Major Plank Of Iranian Nuclear Deal Becomes Meaningless. Iran Outsmarts Obama Etal Again!

Iran's Surprise Discovery of Massive Uranium Deposits

“People may cover their hatred with pleasant words, but they’re deceiving you. They pretend to be kind, but don’t believe them. Their hearts are full of many evils. While their hatred may be concealed by trickery, their wrongdoing will be exposed in public.” (Proverbs 26:24-26)
The head of Iran’s Atomic Energy Organization announced on Saturday the discovery of high reserve of uranium soon to be extracted from a new mine.
Iran’s announcement has left critics of the nuclear deal questioning the strength of the agreement, which was structured on the basis of assessments by Western experts that Iran had a small and dwindling supply of fuel for their nuclear program, forcing them to import uranium ore, which is heavily regulated and monitored.
The Joint Comprehensive Plan of Action (JCPOA), the nuclear accord between Iran and P5+1 world powers, is based on regulating the Islamic Republic’s use of uranium. Iran has been accused in the past of trying to acquire uranium ore, called yellowcake, illicitly from other countries such as Kazakhstan and Zimbabwe.
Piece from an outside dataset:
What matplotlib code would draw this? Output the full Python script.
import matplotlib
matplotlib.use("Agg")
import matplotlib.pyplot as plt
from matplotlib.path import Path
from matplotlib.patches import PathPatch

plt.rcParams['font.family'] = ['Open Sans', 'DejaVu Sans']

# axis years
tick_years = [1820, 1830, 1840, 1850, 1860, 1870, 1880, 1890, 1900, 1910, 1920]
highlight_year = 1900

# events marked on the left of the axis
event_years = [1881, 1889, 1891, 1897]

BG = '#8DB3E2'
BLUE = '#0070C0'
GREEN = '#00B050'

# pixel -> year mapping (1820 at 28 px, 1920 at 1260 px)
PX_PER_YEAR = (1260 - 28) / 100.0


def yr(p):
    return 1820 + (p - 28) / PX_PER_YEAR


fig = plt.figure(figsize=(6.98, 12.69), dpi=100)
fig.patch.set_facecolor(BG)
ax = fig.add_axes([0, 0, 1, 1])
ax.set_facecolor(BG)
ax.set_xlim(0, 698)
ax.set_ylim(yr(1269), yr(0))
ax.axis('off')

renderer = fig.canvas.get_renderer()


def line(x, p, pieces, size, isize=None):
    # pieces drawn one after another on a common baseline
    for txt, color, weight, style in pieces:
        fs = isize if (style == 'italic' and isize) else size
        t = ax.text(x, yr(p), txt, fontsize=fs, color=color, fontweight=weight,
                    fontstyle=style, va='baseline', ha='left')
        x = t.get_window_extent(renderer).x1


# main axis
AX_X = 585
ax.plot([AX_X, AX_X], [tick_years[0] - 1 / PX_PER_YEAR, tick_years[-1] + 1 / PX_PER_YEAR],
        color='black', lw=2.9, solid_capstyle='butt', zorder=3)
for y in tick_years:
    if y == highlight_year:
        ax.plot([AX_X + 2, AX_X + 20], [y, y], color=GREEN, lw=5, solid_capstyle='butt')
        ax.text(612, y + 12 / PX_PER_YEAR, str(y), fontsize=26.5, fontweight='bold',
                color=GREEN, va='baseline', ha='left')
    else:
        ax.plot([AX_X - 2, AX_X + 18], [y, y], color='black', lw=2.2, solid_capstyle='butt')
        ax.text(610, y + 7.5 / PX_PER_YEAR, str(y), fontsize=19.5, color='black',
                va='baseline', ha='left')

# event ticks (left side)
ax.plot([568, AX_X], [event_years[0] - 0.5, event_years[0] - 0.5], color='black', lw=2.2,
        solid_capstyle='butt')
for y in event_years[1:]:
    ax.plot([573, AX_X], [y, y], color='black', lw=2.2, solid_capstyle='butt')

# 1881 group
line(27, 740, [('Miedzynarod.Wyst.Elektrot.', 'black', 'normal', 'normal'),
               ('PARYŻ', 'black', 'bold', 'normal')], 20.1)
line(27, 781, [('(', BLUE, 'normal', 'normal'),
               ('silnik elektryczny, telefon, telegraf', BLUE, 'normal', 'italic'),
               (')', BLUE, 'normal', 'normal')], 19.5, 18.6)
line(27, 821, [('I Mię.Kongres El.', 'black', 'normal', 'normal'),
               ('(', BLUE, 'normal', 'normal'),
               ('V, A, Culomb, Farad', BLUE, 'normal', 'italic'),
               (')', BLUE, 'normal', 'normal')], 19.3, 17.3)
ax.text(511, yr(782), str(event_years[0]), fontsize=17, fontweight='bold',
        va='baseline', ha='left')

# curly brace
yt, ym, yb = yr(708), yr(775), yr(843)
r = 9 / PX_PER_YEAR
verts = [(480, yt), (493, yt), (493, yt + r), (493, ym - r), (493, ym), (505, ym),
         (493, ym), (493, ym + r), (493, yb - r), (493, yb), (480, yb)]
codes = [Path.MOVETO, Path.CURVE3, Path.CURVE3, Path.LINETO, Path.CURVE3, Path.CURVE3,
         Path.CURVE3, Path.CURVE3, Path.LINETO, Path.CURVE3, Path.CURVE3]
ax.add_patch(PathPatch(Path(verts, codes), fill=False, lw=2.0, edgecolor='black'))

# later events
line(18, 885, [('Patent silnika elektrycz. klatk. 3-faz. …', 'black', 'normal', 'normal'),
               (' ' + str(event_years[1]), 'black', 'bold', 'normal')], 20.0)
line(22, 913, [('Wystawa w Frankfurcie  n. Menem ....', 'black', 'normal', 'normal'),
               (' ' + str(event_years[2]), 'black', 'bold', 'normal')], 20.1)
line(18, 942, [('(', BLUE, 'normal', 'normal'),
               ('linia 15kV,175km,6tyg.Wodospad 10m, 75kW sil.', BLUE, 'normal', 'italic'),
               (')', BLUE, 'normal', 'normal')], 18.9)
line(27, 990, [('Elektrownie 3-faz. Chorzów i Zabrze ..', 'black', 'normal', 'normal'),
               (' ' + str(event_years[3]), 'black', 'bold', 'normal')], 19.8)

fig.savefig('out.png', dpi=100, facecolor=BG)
Ali Akbar Salehi, the head of Iran’s nuclear program, was quoted by the Iranian news agency IRNA as saying, “I cannot announce (the level of) Iran’s uranium mine reserves. The important thing is that before aerial prospecting for uranium ores we were not too optimistic, but the new discoveries have made us confident about our reserves.”
Salehi said extraction of the ore was all ready to begin at the new mine in the province of Yazd. According to a report by the Institute for Science and International Security, Salehi was implicated in an Iranian attempt to acquire illicit nuclear technologies from a European supplier during the 1980’s and 1990’s.
In a 2013 report published by US think-tanks Carnegie Endowment and the Federation of American Scientists, experts stated that the scarcity and low quality of Iran’s uranium resources would require the country “to rely on external sources of natural and processed uranium…Despite the Iranian leadership’s assertions to the contrary, Iran’s estimated uranium endowments are nowhere near sufficient to supply its planned nuclear program.”
Uranium is used for peaceful nuclear energy programs, but it is also an essential ingredient for producing  nuclear weapons. Iran has achieved a complete nuclear program which includes every step for taking raw uranium and producing nuclear rods. Though the JCPOA agreement has re-purposed some installations, it has left Iran’s nuclear program effectively intact.